In class I made my first attempt at applying grease paint...my dermatologist is going to love me. The paint is thick and shiny when applied. After applying the paint it must be "set." This involves whacking yourself in the face with lots of special powder and brushing off the excess. After setting the grease paint you can add blush, glitter, or sequins and a nose, if desired. Grease paint holds up much better than water based paint. It will not run in hot weather. It will even stay in place if a bucket of water is thrown in your face. I imagine that this comes in handy when you are a clown.

Typically a white face clown would have white ears and a white neck as well. Here is my first attempt at painting on a white face style clown face.

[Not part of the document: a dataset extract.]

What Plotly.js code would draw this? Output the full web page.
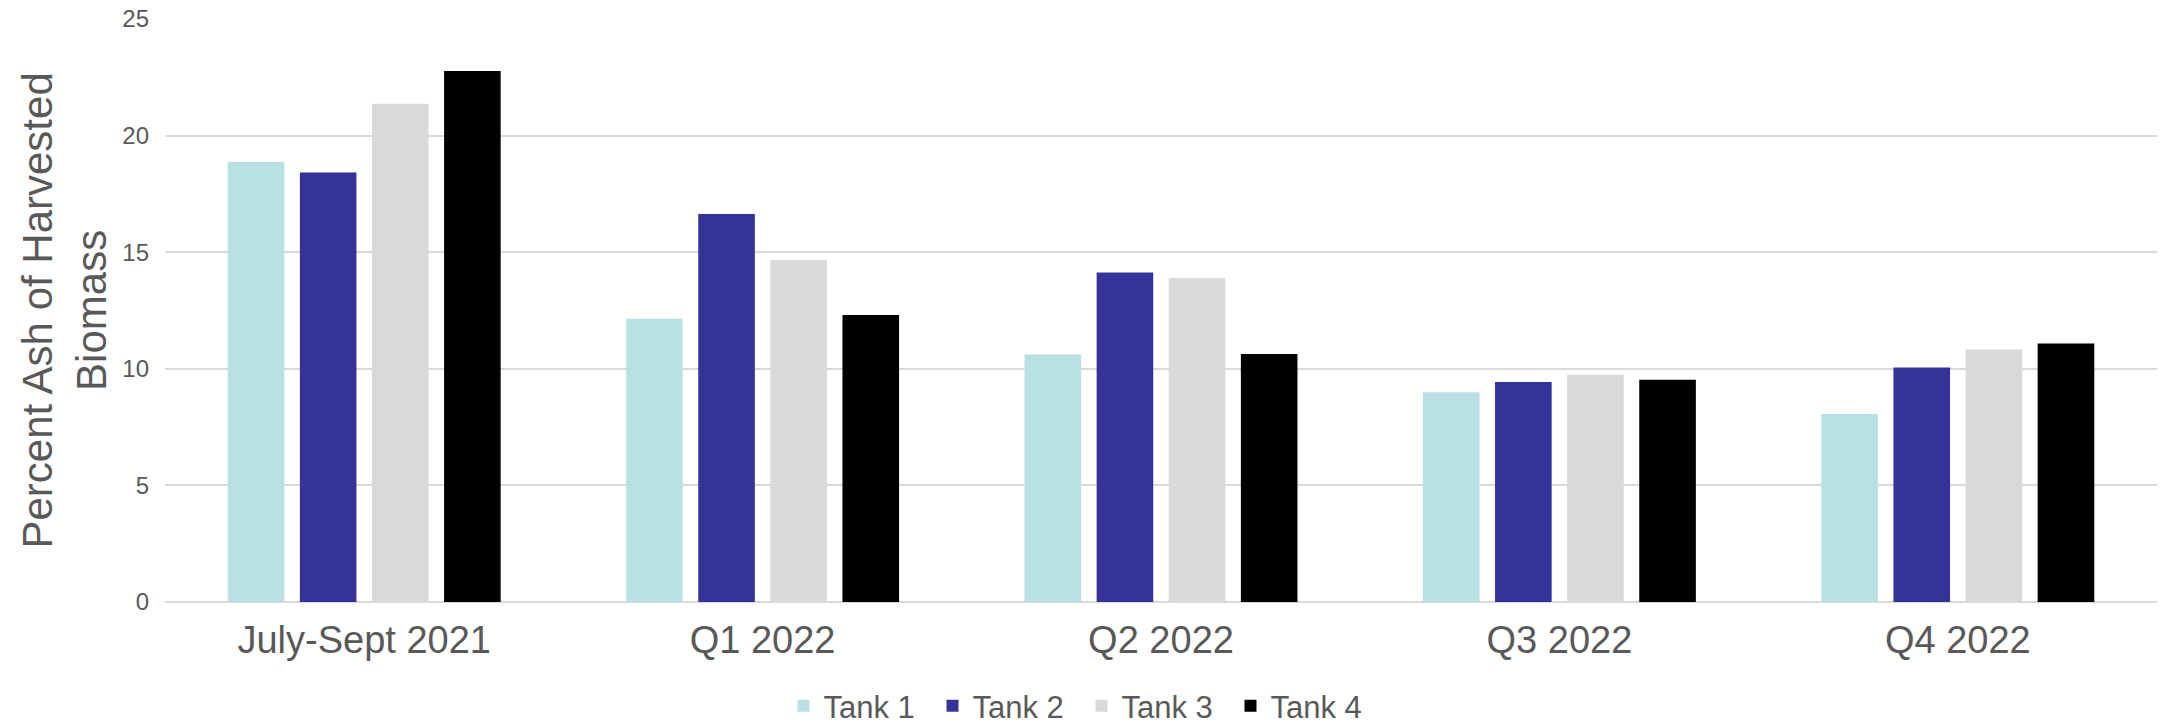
<!DOCTYPE html>
<html>
<head>
<meta charset="utf-8">
<script src="https://cdn.plot.ly/plotly-3.0.1.min.js"></script>
<style>html,body{margin:0;padding:0;background:#fff;}#chart{width:2163px;height:724px;}</style>
</head>
<body>
<div id="chart"></div>
<script>
const categories = ["July-Sept 2021", "Q1 2022", "Q2 2022", "Q3 2022", "Q4 2022"];
const tank1 = [18.87, 12.15, 10.61, 8.99, 8.06];
const tank2 = [18.42, 16.64, 14.13, 9.43, 10.06];
const tank3 = [21.37, 14.67, 13.89, 9.74, 10.83];
const tank4 = [22.77, 12.31, 10.63, 9.53, 11.09];
const seriesNames = ["Tank 1", "Tank 2", "Tank 3", "Tank 4"];
const seriesColors = ["#b9e0e3", "#353399", "#d9d9d9", "#000000"];
const yTicks = [0, 5, 10, 15, 20, 25];
const yTitle = "Percent Ash of Harvested<br>Biomass";

const values = [tank1, tank2, tank3, tank4];
const traces = values.map((v, i) => ({
  type: "bar",
  name: seriesNames[i],
  x: categories,
  y: v,
  marker: {color: seriesColors[i], line: {width: 0}},
  hoverinfo: "x+y+name"
}));

const font = "Liberation Sans, Arial, sans-serif";
const layout = {
  width: 2163,
  height: 724,
  margin: {l: 165, r: 6, t: 18.5, b: 121.5, pad: 0},
  paper_bgcolor: "#ffffff",
  plot_bgcolor: "#ffffff",
  barmode: "group",
  bargap: 0.276,
  bargroupgap: 0.215,
  font: {family: font, color: "#595959"},
  xaxis: {
    type: "category",
    tickfont: {size: 38, color: "#595959", family: font},
    showgrid: false,
    showline: false,
    zeroline: false,
    ticks: "",
    ticklabelstandoff: 12,
    automargin: false
  },
  yaxis: {
    range: [0, 25],
    tickvals: yTicks,
    ticktext: yTicks.map(String),
    tickfont: {size: 24, color: "#595959", family: font},
    showgrid: true,
    gridcolor: "#d9d9d9",
    gridwidth: 2,
    zeroline: true,
    zerolinecolor: "#d9d9d9",
    zerolinewidth: 2,
    showline: false,
    ticks: "",
    ticklabelstandoff: 15,
    automargin: false
  },
  annotations: [{
    text: yTitle,
    xref: "paper", yref: "paper",
    x: (64 - 165) / 1992, y: 0.5,
    xanchor: "center", yanchor: "middle",
    textangle: -90,
    showarrow: false,
    font: {size: 42, color: "#595959", family: font}
  }],
  showlegend: true,
  legend: {
    orientation: "h",
    xref: "container", yref: "container",
    x: 0.5, y: 1 - 706 / 724,
    xanchor: "center", yanchor: "middle",
    font: {size: 31, color: "#595959", family: font},
    itemwidth: 30,
    entrywidth: 104,
    traceorder: "normal",
    bgcolor: "rgba(0,0,0,0)"
  }
};

Plotly.newPlot("chart", traces, layout, {displayModeBar: false, staticPlot: true});
</script>
</body>
</html>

Posted by audrey at September 12, 2006 10:09 AM


Auguste clowns? tell me more about these clown types!

Posted by: george at September 12, 2006 11:00 AM

I will next week when I learn more about them and try painting on an auguste face.

Posted by: audrey at September 12, 2006 11:08 AM

i had no idea!

Posted by: dr. beezy at September 12, 2006 11:13 AM

What makes the clown face more interesting is the harsh slash of light in the background.

Also: Do they ever shave off their eyebrows so it's more real when they draw on the forehead eyebrows?

Posted by: Anonymous at September 13, 2006 11:33 AM

The harsh slash of light is actually a break in the shadow cast from my fingers covering the flash. It's balanced for Tungsten light so it looks blue. I took many pictures, varying how I held my fingers. I got lucky on this one because the blue light hardly hits my face and makes it look like I intentionally splashed color on the wall. The creepiest thing about this picture is that there are no eye lights and since I have dark eyes they look like big black beads or holes.

I'm not sure about the shaving off real eyebrows. I agree that that would be more convincing. I imagine if you were a circus clown and performed multiple shows daily that you might consider it. They probably make some type of theatrical goo that smooths over your eyebrows and can also be painted over. If they don't make that then there is a niche in the market to fill.